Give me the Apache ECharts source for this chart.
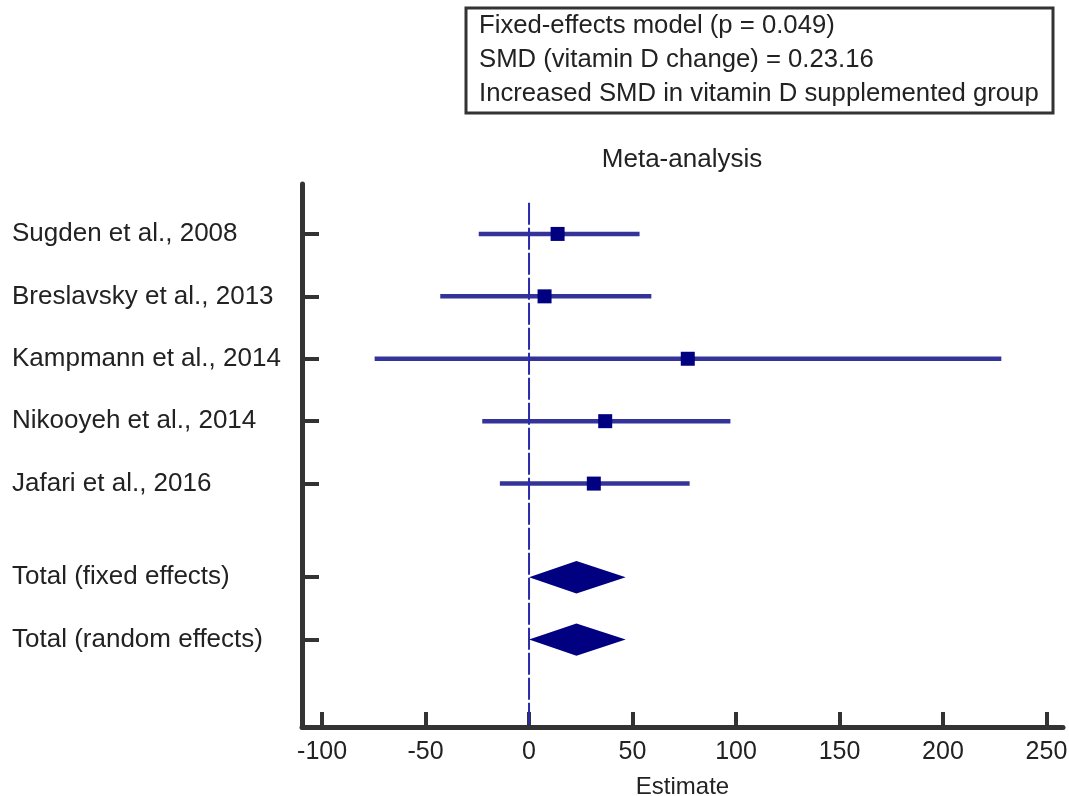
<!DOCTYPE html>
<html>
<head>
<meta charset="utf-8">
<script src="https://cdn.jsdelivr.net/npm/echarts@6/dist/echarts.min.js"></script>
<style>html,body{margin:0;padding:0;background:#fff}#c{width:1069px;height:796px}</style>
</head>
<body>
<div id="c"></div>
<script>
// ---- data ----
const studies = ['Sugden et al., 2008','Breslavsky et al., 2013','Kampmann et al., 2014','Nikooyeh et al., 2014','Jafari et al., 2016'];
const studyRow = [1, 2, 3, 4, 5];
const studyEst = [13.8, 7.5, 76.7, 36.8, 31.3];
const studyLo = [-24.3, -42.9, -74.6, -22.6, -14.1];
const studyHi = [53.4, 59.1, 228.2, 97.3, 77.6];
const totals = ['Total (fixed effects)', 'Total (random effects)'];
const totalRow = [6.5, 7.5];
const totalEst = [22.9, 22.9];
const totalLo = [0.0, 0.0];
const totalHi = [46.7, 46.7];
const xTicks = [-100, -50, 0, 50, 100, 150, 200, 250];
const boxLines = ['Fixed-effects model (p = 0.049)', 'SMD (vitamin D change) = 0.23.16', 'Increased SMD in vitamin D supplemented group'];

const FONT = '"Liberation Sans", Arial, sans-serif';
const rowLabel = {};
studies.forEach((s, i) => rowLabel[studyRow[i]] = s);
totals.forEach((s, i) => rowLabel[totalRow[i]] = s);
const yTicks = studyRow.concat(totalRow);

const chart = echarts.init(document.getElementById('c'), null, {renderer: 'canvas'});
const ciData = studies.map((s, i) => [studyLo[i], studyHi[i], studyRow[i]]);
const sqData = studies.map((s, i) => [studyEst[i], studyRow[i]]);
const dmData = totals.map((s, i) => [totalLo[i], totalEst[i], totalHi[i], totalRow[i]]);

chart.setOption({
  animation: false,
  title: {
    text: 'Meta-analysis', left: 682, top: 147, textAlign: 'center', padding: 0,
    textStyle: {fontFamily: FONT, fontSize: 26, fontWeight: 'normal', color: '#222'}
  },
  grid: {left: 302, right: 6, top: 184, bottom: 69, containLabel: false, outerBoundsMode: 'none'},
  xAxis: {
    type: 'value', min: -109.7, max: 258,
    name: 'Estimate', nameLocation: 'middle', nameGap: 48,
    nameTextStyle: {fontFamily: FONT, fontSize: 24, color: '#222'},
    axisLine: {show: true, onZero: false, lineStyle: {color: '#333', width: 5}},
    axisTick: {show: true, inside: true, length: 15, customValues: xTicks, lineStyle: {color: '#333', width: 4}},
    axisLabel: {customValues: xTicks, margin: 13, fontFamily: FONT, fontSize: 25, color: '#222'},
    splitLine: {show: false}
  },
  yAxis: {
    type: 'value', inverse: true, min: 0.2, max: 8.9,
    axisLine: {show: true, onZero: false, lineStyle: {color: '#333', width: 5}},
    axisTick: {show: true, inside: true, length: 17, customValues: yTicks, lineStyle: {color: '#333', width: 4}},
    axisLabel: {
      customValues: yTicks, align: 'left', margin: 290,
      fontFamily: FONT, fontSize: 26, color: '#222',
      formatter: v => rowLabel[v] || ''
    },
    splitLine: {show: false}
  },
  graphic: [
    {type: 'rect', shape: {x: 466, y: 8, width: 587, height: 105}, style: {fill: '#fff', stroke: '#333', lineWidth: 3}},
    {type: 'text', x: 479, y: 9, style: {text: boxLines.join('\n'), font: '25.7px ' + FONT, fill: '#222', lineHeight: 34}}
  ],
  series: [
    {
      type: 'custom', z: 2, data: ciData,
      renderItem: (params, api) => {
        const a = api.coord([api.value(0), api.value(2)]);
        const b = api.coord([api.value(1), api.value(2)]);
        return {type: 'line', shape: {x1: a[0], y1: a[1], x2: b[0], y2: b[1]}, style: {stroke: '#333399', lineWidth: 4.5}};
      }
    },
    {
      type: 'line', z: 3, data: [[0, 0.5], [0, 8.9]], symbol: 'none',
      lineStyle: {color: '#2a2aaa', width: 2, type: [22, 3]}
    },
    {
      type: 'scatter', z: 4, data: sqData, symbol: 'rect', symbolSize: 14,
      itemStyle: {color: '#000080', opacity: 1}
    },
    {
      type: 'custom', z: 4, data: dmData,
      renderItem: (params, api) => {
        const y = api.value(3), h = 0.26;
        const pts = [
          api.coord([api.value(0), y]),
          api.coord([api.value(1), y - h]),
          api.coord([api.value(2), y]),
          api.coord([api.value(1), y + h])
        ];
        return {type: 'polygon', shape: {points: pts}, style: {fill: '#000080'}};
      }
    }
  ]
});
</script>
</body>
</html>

⁂

--- What the exercise asks ---
Repeat only the lines between the start of the data and the line with "const dmData = totals.map((s, i)", including those two lines, and skip the pictures.

--- Exercise response ---
Give me the Apache ECharts source for this chart.
<!DOCTYPE html>
<html>
<head>
<meta charset="utf-8">
<script src="https://cdn.jsdelivr.net/npm/echarts@6/dist/echarts.min.js"></script>
<style>html,body{margin:0;padding:0;background:#fff}#c{width:1069px;height:796px}</style>
</head>
<body>
<div id="c"></div>
<script>
// ---- data ----
const studies = ['Sugden et al., 2008','Breslavsky et al., 2013','Kampmann et al., 2014','Nikooyeh et al., 2014','Jafari et al., 2016'];
const studyRow = [1, 2, 3, 4, 5];
const studyEst = [13.8, 7.5, 76.7, 36.8, 31.3];
const studyLo = [-24.3, -42.9, -74.6, -22.6, -14.1];
const studyHi = [53.4, 59.1, 228.2, 97.3, 77.6];
const totals = ['Total (fixed effects)', 'Total (random effects)'];
const totalRow = [6.5, 7.5];
const totalEst = [22.9, 22.9];
const totalLo = [0.0, 0.0];
const totalHi = [46.7, 46.7];
const xTicks = [-100, -50, 0, 50, 100, 150, 200, 250];
const boxLines = ['Fixed-effects model (p = 0.049)', 'SMD (vitamin D change) = 0.23.16', 'Increased SMD in vitamin D supplemented group'];

const FONT = '"Liberation Sans", Arial, sans-serif';
const rowLabel = {};
studies.forEach((s, i) => rowLabel[studyRow[i]] = s);
totals.forEach((s, i) => rowLabel[totalRow[i]] = s);
const yTicks = studyRow.concat(totalRow);

const chart = echarts.init(document.getElementById('c'), null, {renderer: 'canvas'});
const ciData = studies.map((s, i) => [studyLo[i], studyHi[i], studyRow[i]]);
const sqData = studies.map((s, i) => [studyEst[i], studyRow[i]]);
const dmData = totals.map((s, i) => [totalLo[i], totalEst[i], totalHi[i], totalRow[i]]);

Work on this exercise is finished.